(Prompt):
Tally the lines with the word "Convert" and report the number alone.

::: Data for this exercise :::

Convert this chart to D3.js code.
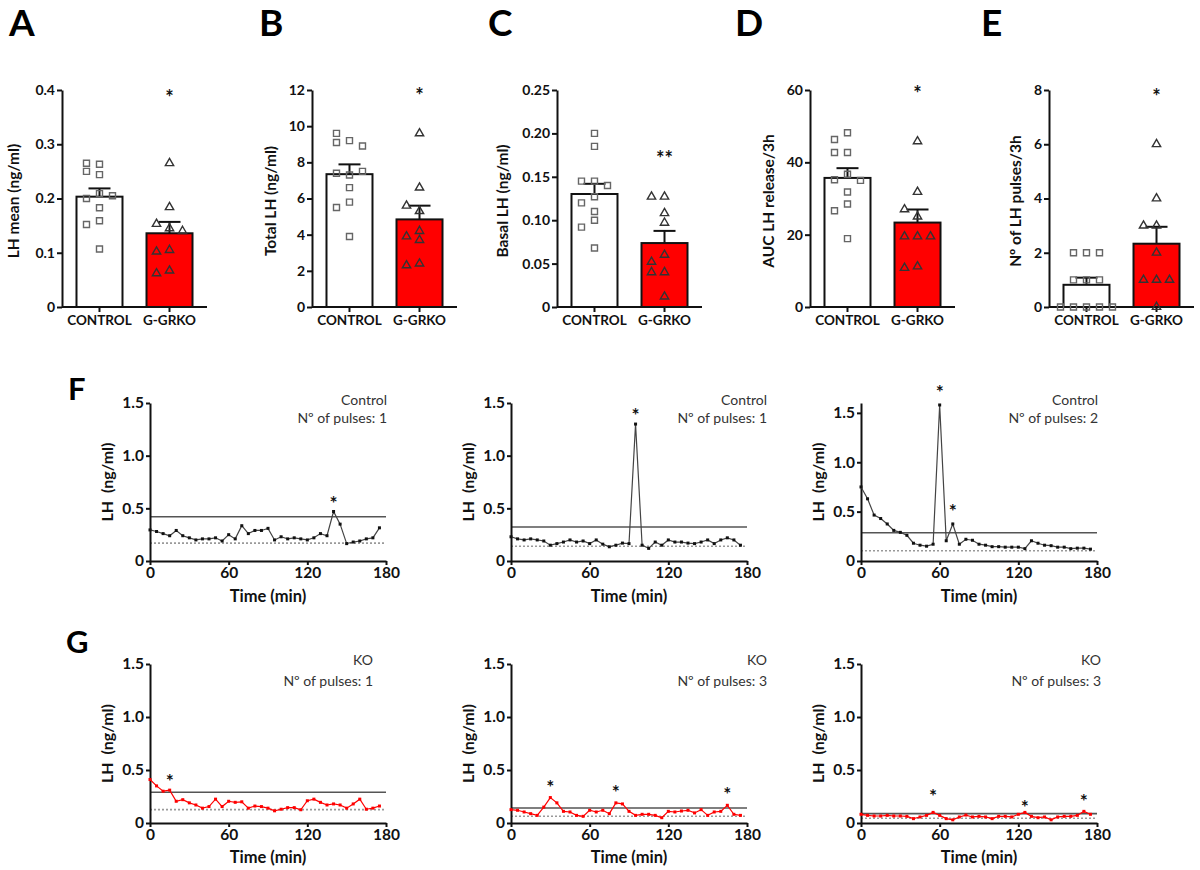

:::
::: Data for this exercise :::

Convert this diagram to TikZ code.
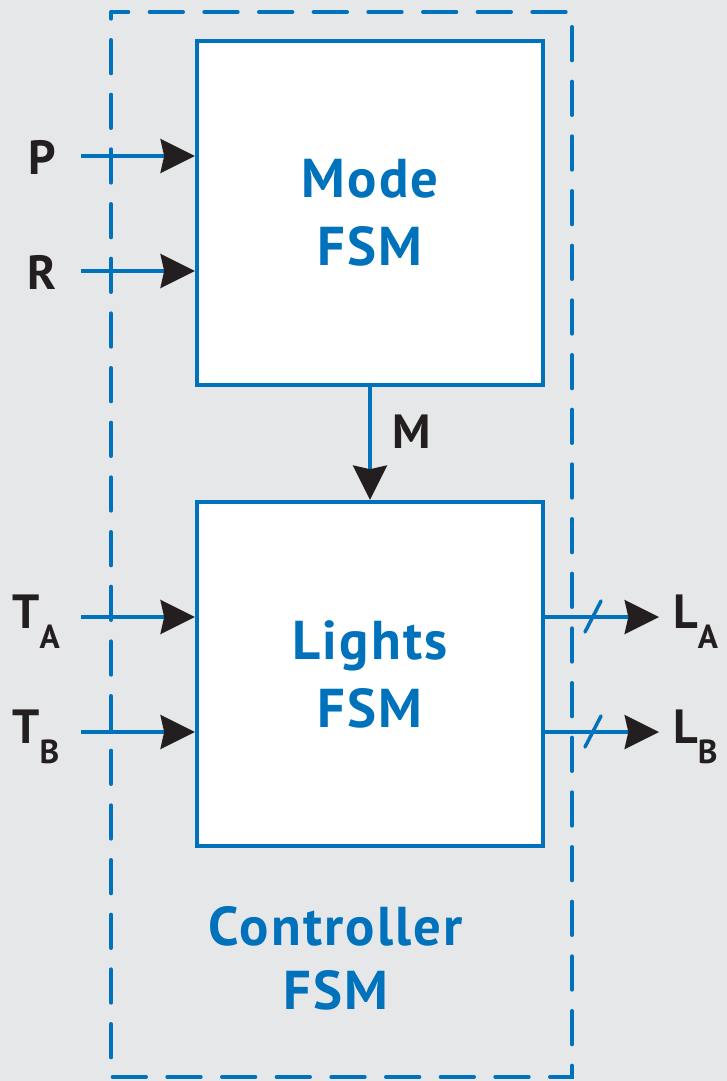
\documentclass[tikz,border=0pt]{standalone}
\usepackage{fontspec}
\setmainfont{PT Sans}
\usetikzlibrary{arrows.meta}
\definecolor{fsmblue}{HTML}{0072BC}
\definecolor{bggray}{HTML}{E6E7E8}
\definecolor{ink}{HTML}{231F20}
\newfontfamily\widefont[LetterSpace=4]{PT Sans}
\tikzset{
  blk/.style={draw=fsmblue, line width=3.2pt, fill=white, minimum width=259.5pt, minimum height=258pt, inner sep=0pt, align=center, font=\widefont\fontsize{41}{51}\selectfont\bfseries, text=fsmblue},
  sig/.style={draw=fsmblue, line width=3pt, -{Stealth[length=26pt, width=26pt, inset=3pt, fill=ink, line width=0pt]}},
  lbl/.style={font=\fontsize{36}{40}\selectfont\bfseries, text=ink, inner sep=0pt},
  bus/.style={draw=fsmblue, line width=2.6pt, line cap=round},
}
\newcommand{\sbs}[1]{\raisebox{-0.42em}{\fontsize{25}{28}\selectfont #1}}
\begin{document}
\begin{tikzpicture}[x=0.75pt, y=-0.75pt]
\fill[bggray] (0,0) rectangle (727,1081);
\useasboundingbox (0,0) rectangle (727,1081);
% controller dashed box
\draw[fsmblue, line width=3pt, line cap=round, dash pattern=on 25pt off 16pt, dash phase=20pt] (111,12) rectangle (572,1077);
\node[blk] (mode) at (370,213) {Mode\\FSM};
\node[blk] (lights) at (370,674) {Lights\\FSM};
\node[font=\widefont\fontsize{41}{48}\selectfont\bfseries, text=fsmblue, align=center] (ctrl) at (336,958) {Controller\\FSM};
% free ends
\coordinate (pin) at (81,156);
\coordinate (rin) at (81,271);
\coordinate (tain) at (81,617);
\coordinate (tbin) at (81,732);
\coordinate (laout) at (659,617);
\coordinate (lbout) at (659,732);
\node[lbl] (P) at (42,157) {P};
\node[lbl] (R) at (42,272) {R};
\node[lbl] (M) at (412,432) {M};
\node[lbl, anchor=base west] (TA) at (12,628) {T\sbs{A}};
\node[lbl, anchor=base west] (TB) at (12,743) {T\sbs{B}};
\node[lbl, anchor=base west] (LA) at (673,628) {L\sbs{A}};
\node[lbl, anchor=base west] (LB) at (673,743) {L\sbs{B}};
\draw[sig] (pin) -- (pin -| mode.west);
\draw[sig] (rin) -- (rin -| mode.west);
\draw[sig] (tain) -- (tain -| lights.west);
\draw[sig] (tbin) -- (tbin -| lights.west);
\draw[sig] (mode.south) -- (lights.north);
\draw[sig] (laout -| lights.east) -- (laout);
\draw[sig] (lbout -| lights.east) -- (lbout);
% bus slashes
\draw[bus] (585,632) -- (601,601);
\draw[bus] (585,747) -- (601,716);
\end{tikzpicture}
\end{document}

:::

(Written solution):
2